The decision came the day after attorneys for the Latter-day Saint faith submitted papers reiterating its claims that no tithing money was used to pay for the City Creek Center project in downtown Salt Lake City, a key argument in Huntsman's lawsuit.

"Huntsman’s opposition ignores the most important fact in the case. The funds for the City Creek project came from 'earnings of invested reserve funds' with additional amounts from the Church’s 'commercial entities,' exactly as President Hinckley said," Church attorney Rick Richmond said. "The 120 pages of financial records provided by the Church prove this is true. Huntsman does not grapple with the documents, but his ignoring them will not make them go away."

The Church has submitted a number of documents under seal, keeping specific financial details out of public view. It has asked the judge to dismiss Huntsman's lawsuit.

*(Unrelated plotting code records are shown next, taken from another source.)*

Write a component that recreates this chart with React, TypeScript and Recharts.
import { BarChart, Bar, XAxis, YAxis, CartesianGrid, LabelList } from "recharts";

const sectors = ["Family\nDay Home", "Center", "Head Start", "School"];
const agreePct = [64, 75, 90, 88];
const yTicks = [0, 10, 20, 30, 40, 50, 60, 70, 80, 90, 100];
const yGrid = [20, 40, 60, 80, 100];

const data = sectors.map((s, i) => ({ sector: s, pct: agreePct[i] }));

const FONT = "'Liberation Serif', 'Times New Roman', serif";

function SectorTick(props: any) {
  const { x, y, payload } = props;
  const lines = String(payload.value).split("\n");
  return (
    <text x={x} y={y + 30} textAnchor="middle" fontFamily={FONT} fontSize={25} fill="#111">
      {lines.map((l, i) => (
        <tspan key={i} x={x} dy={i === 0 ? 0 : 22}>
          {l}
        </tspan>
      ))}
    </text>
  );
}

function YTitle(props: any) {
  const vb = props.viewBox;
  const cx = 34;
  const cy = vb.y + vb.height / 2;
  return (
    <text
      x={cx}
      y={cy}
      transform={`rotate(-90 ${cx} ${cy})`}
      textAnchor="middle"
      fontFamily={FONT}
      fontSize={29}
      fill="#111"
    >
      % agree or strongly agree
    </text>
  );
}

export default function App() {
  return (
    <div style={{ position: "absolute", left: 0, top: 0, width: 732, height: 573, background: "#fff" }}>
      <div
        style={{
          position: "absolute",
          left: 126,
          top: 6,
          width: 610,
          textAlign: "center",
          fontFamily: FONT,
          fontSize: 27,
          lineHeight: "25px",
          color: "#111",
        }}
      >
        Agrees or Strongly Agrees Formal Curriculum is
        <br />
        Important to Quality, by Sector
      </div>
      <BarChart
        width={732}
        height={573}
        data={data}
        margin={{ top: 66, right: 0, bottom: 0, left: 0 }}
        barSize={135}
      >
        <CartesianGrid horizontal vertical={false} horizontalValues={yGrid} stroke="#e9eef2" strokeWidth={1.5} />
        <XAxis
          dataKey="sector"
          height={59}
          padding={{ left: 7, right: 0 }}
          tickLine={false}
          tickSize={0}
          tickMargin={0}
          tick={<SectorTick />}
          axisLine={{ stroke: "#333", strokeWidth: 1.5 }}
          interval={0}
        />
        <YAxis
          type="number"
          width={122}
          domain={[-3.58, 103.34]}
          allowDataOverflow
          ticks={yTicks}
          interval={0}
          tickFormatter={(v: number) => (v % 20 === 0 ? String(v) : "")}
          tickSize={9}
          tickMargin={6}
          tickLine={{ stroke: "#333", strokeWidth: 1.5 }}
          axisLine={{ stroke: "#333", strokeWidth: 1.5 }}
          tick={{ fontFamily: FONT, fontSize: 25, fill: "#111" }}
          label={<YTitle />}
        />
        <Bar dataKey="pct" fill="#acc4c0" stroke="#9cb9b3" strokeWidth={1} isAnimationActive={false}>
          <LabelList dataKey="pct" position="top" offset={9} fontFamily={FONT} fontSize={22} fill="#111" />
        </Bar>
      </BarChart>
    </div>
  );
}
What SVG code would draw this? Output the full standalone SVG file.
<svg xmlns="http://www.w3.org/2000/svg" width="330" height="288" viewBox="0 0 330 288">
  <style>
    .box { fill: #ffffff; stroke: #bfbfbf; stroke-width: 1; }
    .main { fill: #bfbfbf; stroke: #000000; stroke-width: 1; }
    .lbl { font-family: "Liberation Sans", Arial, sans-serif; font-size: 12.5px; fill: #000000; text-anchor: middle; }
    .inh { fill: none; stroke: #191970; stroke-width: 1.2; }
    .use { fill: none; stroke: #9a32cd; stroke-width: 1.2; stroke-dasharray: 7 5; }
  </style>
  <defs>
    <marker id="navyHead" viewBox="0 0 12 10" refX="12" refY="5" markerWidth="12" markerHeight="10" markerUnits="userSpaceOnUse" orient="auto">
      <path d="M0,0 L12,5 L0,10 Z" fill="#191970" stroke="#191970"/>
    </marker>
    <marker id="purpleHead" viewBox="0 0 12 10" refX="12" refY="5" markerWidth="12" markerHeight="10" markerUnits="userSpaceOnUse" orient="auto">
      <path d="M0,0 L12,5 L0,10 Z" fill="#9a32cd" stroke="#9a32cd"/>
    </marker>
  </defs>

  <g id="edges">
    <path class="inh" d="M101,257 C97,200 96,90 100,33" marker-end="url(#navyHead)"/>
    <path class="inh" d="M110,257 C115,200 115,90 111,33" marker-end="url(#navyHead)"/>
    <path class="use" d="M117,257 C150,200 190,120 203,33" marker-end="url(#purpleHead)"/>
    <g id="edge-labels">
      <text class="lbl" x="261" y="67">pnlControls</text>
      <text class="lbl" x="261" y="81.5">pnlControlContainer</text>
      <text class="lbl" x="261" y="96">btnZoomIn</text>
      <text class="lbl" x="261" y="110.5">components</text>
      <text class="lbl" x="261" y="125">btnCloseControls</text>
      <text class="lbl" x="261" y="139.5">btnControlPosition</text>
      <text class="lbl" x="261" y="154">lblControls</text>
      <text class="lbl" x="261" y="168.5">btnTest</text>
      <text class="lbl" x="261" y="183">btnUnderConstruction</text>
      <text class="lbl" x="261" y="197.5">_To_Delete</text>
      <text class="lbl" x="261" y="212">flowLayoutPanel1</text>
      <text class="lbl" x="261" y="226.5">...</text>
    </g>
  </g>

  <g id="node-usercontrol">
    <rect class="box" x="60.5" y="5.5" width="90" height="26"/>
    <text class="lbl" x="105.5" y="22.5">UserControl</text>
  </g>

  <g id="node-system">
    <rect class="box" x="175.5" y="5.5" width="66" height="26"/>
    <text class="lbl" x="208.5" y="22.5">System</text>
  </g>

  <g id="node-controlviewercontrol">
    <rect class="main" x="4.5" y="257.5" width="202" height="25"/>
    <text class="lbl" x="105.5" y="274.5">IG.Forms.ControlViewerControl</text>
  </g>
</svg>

Huntsman, a member of the wealthy Utah family and the brother of former governor Jon Huntsman Jr., is suing the Church alleging it misspent tithing money he donated throughout his membership in the faith. He resigned his membership in the Latter-day Saint faith in 2020.

Huntsman recently relied on a sworn declaration by a former employee of the LDS Church's investment arm who filed an IRS whistleblower complaint. Richmond pushed back on that in his filing on Monday.

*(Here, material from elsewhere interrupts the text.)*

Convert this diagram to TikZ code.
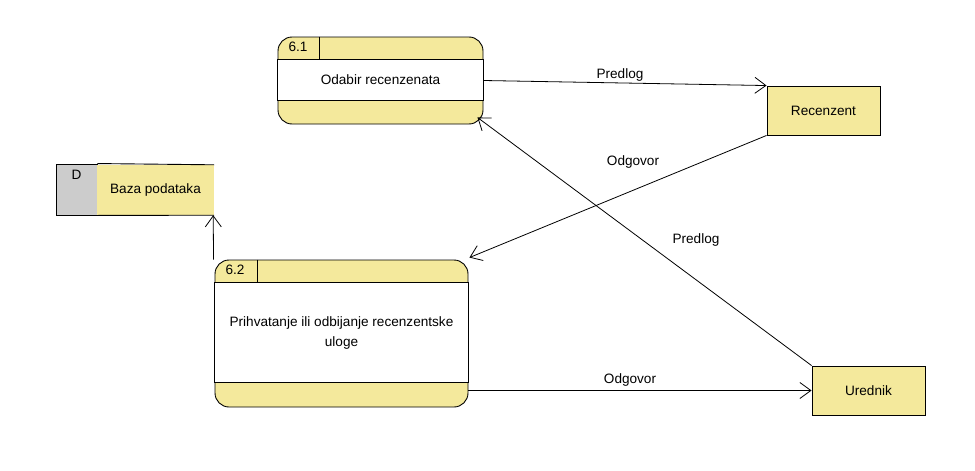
\documentclass[tikz,border=0pt]{standalone}
\usepackage{fontspec}
\setmainfont{Liberation Sans}
\usetikzlibrary{arrows.meta}
\definecolor{dfdyellow}{HTML}{F4E99C}
\definecolor{dfdgray}{HTML}{CCCCCC}
\tikzset{
  txt/.style={font=\fontsize{13.6}{20}\selectfont, inner sep=0pt},
  process/.style={draw=black, fill=dfdyellow, rounded corners=14pt, line width=0.9pt, inner sep=0pt},
  band/.style={draw=black, fill=white, line width=0.9pt},
  entity/.style={draw=black, fill=dfdyellow, line width=0.9pt, inner sep=0pt, txt},
  flow/.style={draw=black, line width=0.8pt, -{Straight Barb[length=11pt,width=16pt,line width=0.8pt]}},
  lbl/.style={txt}
}
\begin{document}
\begin{tikzpicture}[x=1pt,y=-1pt]
\useasboundingbox (0,0) rectangle (975,471);

% process 6.1
\node[process, minimum width=205pt, minimum height=87pt] (p61) at (380.5,80.5) {};
\draw[band] ([yshift=-23pt]p61.north west) rectangle ([yshift=24pt]p61.south east);
\draw[line width=0.9pt] ([xshift=42pt]p61.north west) -- ([xshift=42pt,yshift=-23pt]p61.north west);
\node[txt] (p61num) at (298,47) {6.1};
\node[txt] (p61name) at (380.5,80) {Odabir recenzenata};

% process 6.2
\node[process, minimum width=253pt, minimum height=147pt] (p62) at (341.5,333.5) {};
\draw[band] ([yshift=-23pt]p62.north west) rectangle ([yshift=25pt]p62.south east);
\draw[line width=0.9pt] ([xshift=43pt]p62.north west) -- ([xshift=43pt,yshift=-23pt]p62.north west);
\node[txt] (p62num) at (235,270) {6.2};
\node[txt, align=center] (p62name) at (341.5,332.5) {Prihvatanje ili odbijanje recenzentske\\uloge};

% data store
\node[draw=black, fill=dfdgray, line width=0.9pt, minimum width=41pt, minimum height=51pt, inner sep=0pt] (dbid) at (76.5,189.5) {};
\node[txt] at (76.5,175) {D};
\node[fill=dfdyellow, minimum width=117pt, minimum height=50pt, inner sep=0pt] (db) at (155.5,190) {};
\draw[line width=0.9pt] (dbid.north east) -- (db.north east);
\draw[line width=0.9pt] (dbid.south east) -- (db.south east);
\node[txt] (dbname) at (155.5,190) {Baza podataka};

% external entities
\node[entity, minimum width=113pt, minimum height=49pt] (rec) at (823.5,110.5) {Recenzent};
\node[entity, minimum width=113pt, minimum height=49pt] (ure) at (868.5,390.5) {Urednik};

% data flows
\draw[flow] (p61.east) -- (rec.north west);
\node[lbl] at (620,75) {Predlog};

\draw[flow] (rec.south west) -- ([xshift=1pt,yshift=2pt]p62.north east);
\node[lbl] at (633,162) {Odgovor};

\draw[flow] (ure.north west) -- ([xshift=-6pt,yshift=7pt]p61.south east);
\node[lbl] at (696,240) {Predlog};

\draw[flow] (p62.east |- ure.west) -- (ure.west);
\node[lbl] at (630,380) {Odgovor};

\draw[flow] ([xshift=-1pt]p62.north west) -- ([xshift=-1pt]db.south east);
\end{tikzpicture}
\end{document}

"Even if what [David] Nielsen says is true, which it is not, none of what he says changes what actually happened. President Hinckley said 'earnings of invested reserve funds' would be used to fund City Creek. The financial documents prove that is what happened. Left with nothing else, Huntsman retreats to an untenable argument he abandoned in his deposition, which is that it is not 'proper' for a nonprofit to invest surplus funds for future use," he wrote.